### Goal of the exercise
Take the line containing "What Plotly code", the line containing "import plotly.graph_objects as go", and all lines between them, and transcribe them exactly. Leave out pictures.

Source code of charts:

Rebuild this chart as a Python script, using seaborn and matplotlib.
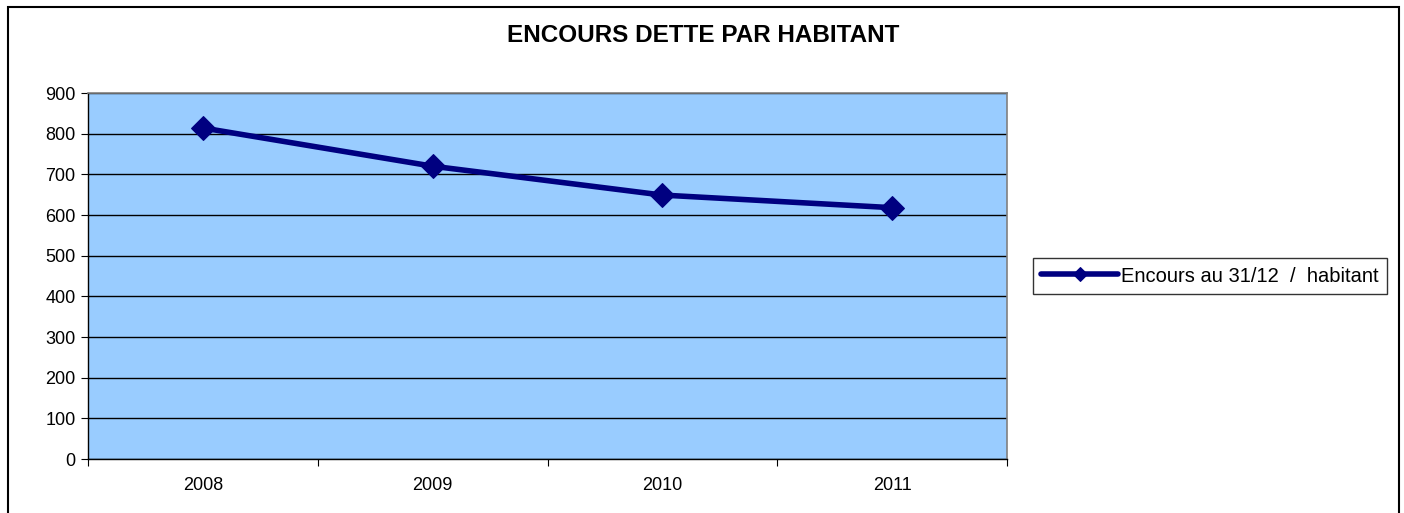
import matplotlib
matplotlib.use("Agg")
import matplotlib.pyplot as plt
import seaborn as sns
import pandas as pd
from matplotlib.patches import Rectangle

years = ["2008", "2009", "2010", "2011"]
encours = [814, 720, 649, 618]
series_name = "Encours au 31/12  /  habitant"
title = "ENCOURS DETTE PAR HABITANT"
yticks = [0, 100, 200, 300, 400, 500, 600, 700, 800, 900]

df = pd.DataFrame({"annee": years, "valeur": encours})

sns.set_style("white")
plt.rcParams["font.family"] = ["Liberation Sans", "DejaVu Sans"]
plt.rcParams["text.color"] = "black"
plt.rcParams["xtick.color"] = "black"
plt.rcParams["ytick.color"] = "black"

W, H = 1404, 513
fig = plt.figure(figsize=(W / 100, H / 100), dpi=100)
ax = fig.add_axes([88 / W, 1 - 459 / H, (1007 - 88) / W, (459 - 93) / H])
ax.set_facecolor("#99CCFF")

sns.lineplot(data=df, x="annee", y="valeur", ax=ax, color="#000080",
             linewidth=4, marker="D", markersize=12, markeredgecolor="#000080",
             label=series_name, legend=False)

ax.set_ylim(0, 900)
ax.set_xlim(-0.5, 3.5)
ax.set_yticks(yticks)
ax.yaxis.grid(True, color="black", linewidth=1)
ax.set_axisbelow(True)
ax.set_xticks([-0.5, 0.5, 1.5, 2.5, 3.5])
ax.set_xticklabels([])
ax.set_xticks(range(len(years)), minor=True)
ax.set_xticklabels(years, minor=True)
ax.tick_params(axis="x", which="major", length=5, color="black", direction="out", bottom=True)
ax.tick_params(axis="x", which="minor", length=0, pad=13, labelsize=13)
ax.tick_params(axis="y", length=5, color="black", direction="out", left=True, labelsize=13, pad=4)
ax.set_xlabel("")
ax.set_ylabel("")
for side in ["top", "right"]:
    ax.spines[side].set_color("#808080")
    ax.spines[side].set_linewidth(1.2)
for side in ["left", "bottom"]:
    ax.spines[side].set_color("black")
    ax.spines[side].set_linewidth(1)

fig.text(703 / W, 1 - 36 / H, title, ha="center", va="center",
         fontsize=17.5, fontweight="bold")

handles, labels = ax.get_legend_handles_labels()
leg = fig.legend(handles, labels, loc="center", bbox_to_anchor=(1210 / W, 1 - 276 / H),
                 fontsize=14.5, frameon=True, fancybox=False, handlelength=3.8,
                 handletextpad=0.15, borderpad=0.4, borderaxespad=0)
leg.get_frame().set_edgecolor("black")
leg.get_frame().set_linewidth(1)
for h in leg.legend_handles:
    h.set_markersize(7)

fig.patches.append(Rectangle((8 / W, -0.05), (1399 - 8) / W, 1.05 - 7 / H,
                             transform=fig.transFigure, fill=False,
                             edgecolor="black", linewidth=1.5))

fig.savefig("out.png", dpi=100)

--

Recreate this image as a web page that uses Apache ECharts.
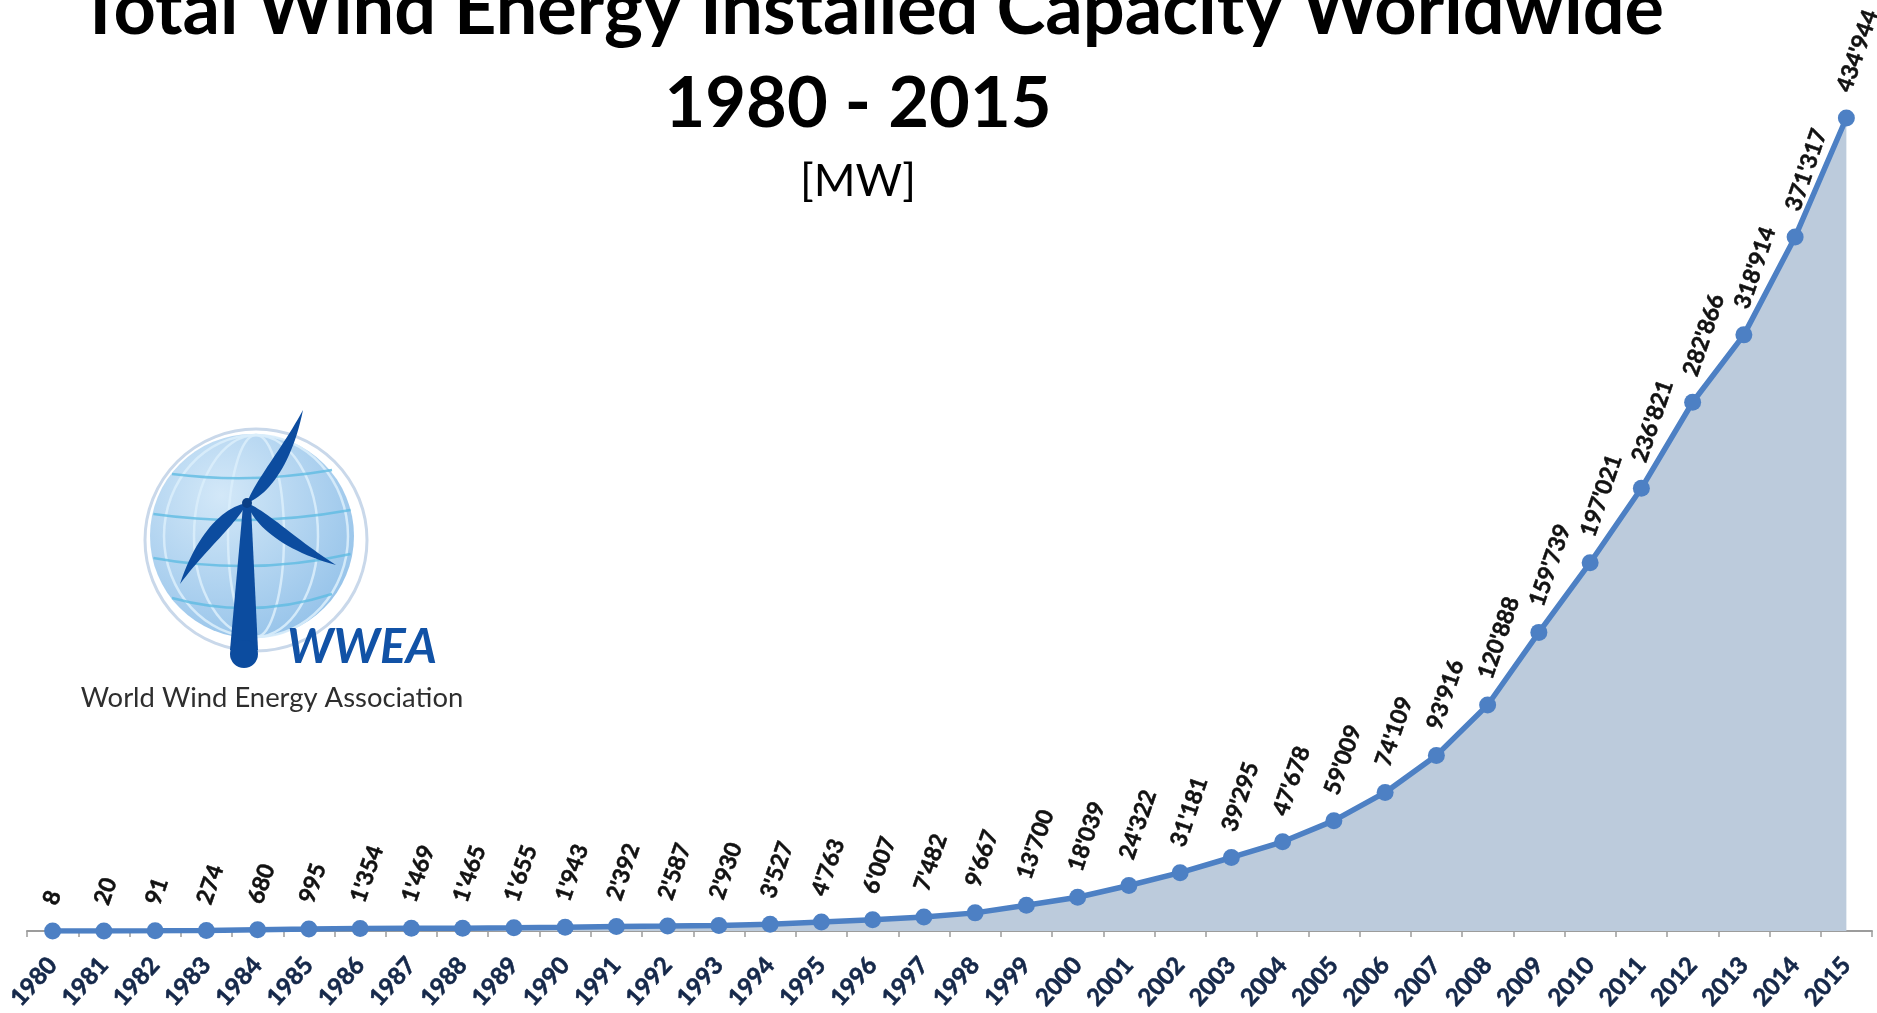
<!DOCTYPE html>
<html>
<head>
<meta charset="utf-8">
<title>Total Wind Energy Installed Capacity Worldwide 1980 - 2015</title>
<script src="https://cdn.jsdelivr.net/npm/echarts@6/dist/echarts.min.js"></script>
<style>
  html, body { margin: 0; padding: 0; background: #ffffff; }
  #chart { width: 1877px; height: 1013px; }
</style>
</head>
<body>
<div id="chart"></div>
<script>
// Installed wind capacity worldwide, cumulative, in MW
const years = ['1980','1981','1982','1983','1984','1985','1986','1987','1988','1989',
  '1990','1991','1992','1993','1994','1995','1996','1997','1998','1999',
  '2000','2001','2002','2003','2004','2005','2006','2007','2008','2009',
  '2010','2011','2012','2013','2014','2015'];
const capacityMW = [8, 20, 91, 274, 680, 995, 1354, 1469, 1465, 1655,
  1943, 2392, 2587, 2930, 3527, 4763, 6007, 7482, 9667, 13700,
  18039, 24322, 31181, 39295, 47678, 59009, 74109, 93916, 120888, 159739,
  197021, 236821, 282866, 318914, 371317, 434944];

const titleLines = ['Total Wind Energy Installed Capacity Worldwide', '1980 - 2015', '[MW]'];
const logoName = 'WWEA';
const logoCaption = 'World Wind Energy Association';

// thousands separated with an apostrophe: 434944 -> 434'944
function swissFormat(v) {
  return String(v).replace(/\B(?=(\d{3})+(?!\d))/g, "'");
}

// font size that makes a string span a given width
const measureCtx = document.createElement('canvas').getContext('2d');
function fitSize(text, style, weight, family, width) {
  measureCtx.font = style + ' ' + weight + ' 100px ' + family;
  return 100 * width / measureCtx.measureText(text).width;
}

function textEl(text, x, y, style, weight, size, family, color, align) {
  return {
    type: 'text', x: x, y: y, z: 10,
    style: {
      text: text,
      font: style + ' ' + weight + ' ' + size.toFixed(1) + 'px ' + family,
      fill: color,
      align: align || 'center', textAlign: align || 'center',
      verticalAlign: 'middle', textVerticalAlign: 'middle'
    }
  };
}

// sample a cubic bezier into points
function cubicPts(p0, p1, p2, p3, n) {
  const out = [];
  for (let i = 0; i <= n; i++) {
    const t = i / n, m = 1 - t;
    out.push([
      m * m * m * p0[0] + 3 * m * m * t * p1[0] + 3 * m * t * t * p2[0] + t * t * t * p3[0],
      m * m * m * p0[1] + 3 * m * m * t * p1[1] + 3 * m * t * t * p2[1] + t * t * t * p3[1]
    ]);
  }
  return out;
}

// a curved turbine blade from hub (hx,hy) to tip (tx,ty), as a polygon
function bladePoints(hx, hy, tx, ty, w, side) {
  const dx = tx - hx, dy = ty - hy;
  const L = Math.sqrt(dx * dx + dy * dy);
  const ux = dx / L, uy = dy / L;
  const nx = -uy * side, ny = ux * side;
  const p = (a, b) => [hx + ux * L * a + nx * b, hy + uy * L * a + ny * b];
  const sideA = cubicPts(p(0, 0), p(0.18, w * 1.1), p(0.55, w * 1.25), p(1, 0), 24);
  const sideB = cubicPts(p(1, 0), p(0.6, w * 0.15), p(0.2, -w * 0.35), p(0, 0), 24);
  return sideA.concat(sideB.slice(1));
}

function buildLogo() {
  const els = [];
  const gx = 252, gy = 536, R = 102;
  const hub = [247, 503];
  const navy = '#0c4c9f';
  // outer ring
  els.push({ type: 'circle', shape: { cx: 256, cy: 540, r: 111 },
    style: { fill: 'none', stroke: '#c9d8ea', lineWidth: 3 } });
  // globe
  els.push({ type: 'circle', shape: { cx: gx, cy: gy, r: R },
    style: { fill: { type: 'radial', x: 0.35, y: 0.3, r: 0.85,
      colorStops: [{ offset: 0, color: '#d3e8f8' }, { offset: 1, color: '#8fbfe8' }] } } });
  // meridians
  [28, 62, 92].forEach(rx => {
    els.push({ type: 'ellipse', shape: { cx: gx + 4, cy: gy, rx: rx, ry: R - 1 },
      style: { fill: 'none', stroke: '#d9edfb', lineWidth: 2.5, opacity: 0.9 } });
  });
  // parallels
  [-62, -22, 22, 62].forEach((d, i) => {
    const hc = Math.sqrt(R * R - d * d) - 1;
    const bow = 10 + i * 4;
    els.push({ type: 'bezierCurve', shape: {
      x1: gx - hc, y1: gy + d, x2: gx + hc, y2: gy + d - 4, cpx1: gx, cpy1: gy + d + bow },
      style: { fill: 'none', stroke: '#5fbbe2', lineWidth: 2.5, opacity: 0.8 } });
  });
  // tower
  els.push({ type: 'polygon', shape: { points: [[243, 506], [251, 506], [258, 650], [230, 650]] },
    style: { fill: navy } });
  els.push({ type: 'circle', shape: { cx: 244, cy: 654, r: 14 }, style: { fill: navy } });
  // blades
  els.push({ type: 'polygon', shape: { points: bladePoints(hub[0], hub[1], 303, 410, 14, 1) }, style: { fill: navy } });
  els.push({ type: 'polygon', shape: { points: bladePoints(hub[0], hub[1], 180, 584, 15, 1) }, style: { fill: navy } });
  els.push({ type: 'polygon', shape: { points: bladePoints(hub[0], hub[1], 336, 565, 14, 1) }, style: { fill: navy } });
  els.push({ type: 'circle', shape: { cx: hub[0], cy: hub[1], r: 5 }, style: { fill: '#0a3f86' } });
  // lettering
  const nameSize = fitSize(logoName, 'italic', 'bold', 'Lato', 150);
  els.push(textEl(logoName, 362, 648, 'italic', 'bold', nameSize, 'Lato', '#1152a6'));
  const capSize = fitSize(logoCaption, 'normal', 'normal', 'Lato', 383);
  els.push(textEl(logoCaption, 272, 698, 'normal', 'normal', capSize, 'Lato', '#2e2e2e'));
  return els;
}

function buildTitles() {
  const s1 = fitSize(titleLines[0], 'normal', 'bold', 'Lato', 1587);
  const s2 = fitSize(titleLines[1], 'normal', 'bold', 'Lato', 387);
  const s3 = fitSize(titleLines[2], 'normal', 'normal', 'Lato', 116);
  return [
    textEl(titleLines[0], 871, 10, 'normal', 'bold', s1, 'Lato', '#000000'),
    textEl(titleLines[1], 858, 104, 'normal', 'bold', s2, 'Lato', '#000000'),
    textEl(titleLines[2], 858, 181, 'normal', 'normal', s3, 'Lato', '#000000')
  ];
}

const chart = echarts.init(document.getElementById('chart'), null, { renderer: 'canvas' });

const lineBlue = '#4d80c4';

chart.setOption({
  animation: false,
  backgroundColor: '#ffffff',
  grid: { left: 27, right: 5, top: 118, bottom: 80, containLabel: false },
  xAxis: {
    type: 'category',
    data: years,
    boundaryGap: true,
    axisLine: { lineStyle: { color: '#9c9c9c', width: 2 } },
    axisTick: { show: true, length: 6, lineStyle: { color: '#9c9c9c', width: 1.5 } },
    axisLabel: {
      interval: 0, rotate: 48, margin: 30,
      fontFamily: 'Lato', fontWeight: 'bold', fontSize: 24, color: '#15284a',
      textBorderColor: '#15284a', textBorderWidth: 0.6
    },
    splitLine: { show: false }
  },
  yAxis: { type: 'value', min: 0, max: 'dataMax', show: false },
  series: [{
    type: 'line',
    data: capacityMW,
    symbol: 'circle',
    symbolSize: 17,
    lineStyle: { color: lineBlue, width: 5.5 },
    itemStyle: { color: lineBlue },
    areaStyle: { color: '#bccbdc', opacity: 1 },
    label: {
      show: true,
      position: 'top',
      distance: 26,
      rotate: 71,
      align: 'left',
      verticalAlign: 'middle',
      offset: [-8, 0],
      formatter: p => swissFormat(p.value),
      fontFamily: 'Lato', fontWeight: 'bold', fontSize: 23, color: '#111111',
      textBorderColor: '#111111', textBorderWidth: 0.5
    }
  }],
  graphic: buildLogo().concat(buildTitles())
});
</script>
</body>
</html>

---

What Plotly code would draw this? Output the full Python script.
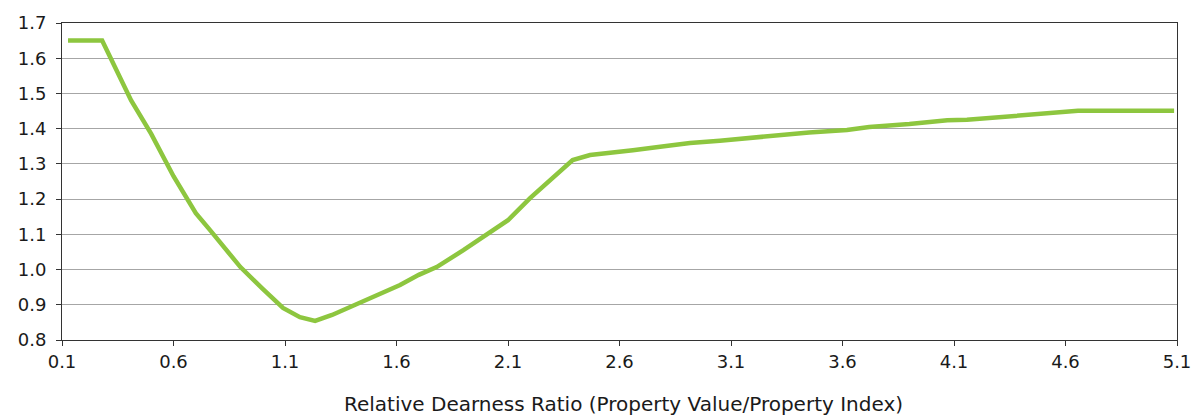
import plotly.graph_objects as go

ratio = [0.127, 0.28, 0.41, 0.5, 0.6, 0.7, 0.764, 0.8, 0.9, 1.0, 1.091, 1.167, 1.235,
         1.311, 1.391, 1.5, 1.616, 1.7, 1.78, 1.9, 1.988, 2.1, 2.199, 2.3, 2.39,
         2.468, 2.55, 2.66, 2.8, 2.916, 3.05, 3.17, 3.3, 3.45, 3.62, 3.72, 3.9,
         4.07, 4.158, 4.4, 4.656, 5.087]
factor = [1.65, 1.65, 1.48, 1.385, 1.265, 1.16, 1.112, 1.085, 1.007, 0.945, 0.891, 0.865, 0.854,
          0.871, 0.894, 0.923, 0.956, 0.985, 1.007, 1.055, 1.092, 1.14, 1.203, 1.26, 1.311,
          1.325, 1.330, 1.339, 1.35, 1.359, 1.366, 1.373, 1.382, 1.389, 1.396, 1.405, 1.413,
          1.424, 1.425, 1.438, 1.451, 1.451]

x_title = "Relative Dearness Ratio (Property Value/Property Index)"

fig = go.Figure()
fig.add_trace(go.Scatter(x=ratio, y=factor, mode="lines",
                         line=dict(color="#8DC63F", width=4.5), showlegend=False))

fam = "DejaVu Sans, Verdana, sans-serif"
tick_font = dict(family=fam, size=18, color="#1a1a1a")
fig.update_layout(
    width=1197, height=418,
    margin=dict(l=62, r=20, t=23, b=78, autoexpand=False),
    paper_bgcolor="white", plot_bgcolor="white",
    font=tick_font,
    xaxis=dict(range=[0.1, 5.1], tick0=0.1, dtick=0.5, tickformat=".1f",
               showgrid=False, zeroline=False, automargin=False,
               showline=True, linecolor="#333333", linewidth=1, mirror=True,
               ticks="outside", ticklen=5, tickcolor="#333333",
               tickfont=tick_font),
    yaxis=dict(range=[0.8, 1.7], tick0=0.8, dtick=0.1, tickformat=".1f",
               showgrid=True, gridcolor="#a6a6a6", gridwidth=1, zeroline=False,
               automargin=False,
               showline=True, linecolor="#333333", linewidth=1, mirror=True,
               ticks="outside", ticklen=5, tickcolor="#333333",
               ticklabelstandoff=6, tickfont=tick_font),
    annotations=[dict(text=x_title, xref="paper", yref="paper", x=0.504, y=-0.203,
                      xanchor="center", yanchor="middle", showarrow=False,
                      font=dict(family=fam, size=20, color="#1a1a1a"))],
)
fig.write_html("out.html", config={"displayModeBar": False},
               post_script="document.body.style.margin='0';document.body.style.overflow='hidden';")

### Finished answer
What Plotly code would draw this? Output the full Python script.
import plotly.graph_objects as go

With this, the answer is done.